What do you think when you experience poor design in your life? Are you likely to adopt a new software application that is poorly designed? When you are handed a business card that was printed at Kinko’s are you impressed? Are you likely to read a piece of collateral material that is poorly designed? If a newly implemented business process has design flaws, will employees follow the process or circumvent it? Is poorly designed consumer packaging likely to attract your attention as you walk down the shopping aisle? When it’s time to purchase your next automobile would you give serious consideration to a poorly designed vehicle? I could go on ad nauseum with similar questions, but my guess is that you get my point…
Now let’s examine the flip-side of the coin by looking at the positives associated with strong design. When you think of Apple you immediate think of a company that has built a strong brand around quality design. It started with the Mac, then came the iPod, next came the iPhone and now we’re experiencing the impact of the iPad. The iPod pioneered innovative design in the mp3 player vertical with great technical design, outstanding functional design, and is in a class by itself with regard to aesthetic design. Largely due to the iPod’s strong integrated design qualities it is the dominant brand in its class, commands a pricing premium, and has developed an extremely loyal and satisfied customer base.
When you’re evaluating vendors online, and you land on a poorly designed website, how long does it take you to click away from the poorly designed site in search of a better option? You can review virtually any industry, sector, vertical, or micro-vertical and when you examine the dominant brands you’ll find quality design at their core. While there are exceptions to every rule, they are few and far between when it comes to design. If you try hard enough you can find an aberration in just about any rule, but in the case of design it will simply be just that…an aberration.

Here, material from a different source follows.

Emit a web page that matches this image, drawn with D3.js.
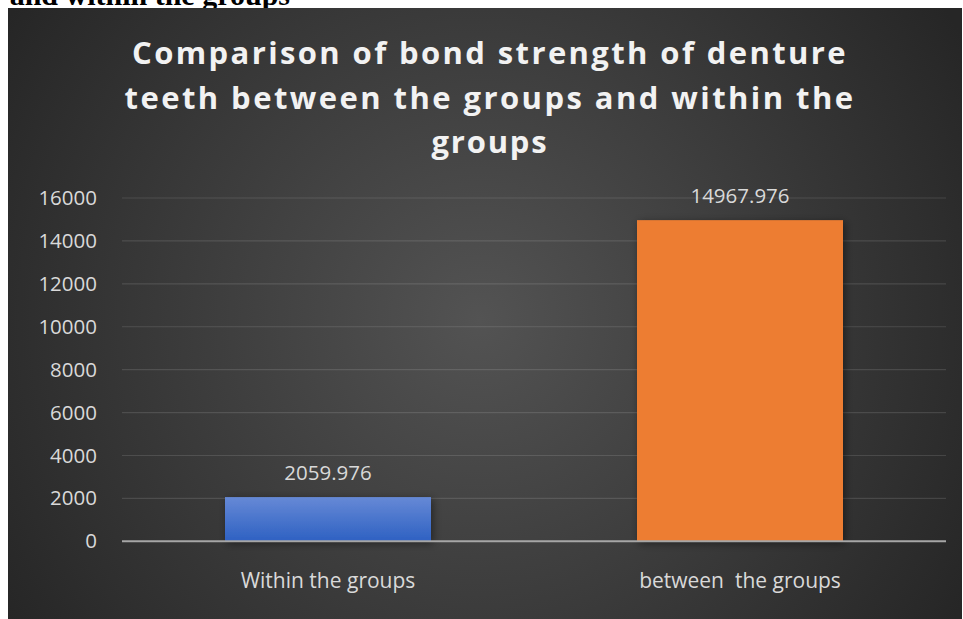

Also worth noting is that there is certainly a difference between value engineering and arbitrary cost containment. The next time you hear someone question an investment into design solely for the purpose of reducing expenditures, I would suggest that you think long and hard before doing so as few things in business produce the return on investment that a reputation for quality design can yield.
If you’re a leader, don’t dismiss design as elemental or insignificant. Design will impact your messaging, positioning, business modeling, team building, resourcing, branding, and virtually every functional aspect of what you do. Make sure that everyone within your organization pays attention to design aspects relevant to their roles and responsibilities – make attention to design part of your culture.
Think about the marketing and advertising campaigns that get your attention, the clothes you wear, the house you live in, the cars you drive, the cell phone you carry, or any number of other decisions you make and you’ll find that design plays a key role in your decisioning…Design Matters!